Cada tres lunas llenas
Ángel Climent
«Si quiero renacer, tengo que volver a hacerlo; hoy se va a cumplir la tercera luna llena y noto la falta de energía», pensó mientras repasaba y metía en la mochila todo lo que le hacía falta: «Cuchillo, vaso, cuerdas, pañuelo, botella con cloroformo, cinta americana; sí, está todo».
Salió de casa en busca de su nueva víctima. Él decía: «Cada día es más difícil encontrar una candidata perfecta: la juventud actual está corrompida». Ya hacía quince días que la seguía y se sabía de memoria todos sus movimientos. Había tardado en encontrarla; tenía que tener unas condiciones especiales: menor de treinta; ser virgen; no fumar, ni drogarse, ni beber alcohol.
Tenía muy buenas vibraciones; todo iba a salir a pedir de boca: era diciembre, anochecía pronto, nadie la iba a buscar cuando acababa sus clases en el gimnasio. Todo rodado para llevar a término su plan; la esperaría apostado en la primera puerta del pasaje que daba al pasillo para poder acceder a su casa. Había tres bombillas, pero él se encargaría de romperlas para que el callejón quedara completamente oscuro, como un túnel.

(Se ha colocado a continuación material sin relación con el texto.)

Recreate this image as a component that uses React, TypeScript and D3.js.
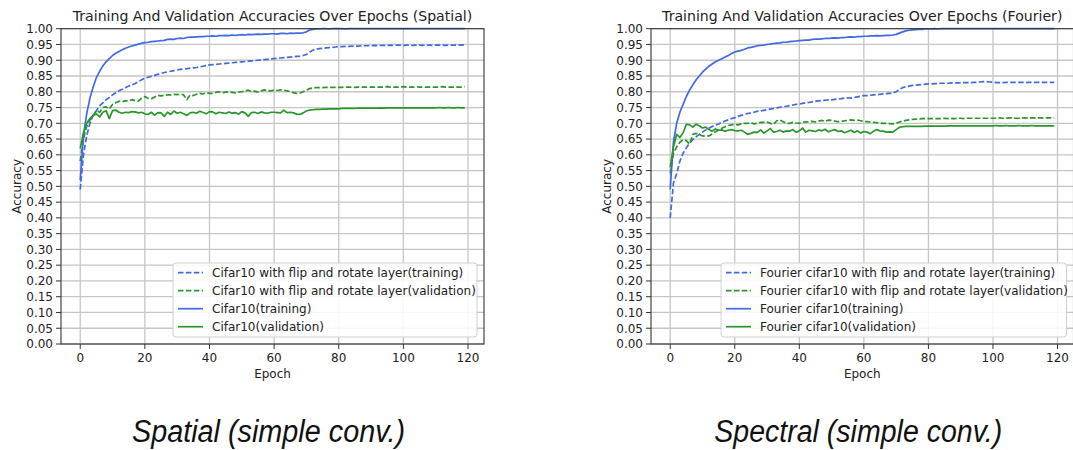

Mientras se dirigía al lugar elegido, empezó a repasar lo que iba a hacer: «Preparar el pañuelo y la botella de cloroformo, el coche aparcado cerca y en lugar oscuro, cuchillo para la yugular, el vaso para recoger la sangre y beberla; así podré regenerar mis células, salir de esta obscuridad que me está consumiendo y aguantar hasta la próxima tercera luna llena».
Ella acababa a las nueve, después de finalizar sus ejercicios: se duchaba, se ponía la ropa de calle y se iba a casa a cenar. Mientras caminaba hacia su domicilio, iba pensando en qué vestido se pondría, si el negro con brilli brilli o el rojo escotado Palabra de Honor, para ir a la cena sorpresa de celebración del cumple de Rita, ceremonia que habían planeado entre todas las amigas sin que se enterase la homenajeada.
Él miró su reloj: pronto iban a dar las nueve y cuarto. Por lo que había comprobado en anteriores ocasiones, ya debía de estar a punto de llegar al callejón. Oyó unos pasos que se acercaban; sacó la cabeza y comprobó que era ella. Se pegó todo lo que pudo a la pared y desenroscó el tapón de la botella que tenía en la mano, Vertió una buena cantidad en el pañuelo con la intención de atacarla por la espalda y dormirla.
La posible y esperada víctima, antes de entrar en aquella travesía, se detuvo y pensó: «Qué oscuro está esto hoy; nunca lo había visto así. Una bombilla apagada sí que ha ocurrido alguna vez, pero todas no».
Aminoró su paso y continuó su camino con cuidado… no fuera a tropezar con algo. Debido a la oscuridad y a que él estaba materialmente pegado a la pared, pasó por delante de él sin descubrirlo, aunque percibió un olor que le recordaba a un hospital. Cuando la vio pasar, la dejó a dos o tres pasos de ventaja y la siguió con mucho sigilo, con el pañuelo mojado con cloroformo. A los pocos segundos se lanzó sobre ella; la cogió de un hombro e intentó ponerle el trapo en la boca.
Sin saber ni cómo, ni por dónde, el atacante se encontró con que su víctima se había agachado, se había vuelto y le había dado un fuerte golpe con la palma de la mano en la nariz y, a continuación, una patada en los genitales. Esto hizo que cayera al suelo dando sonoros gritos de dolor. Mientras la joven llamaba a la policía, pensaba: «Mamá, ¡qué razón tenías al decirme que las clases de karate y de defensa personal algún día me podrían servir!».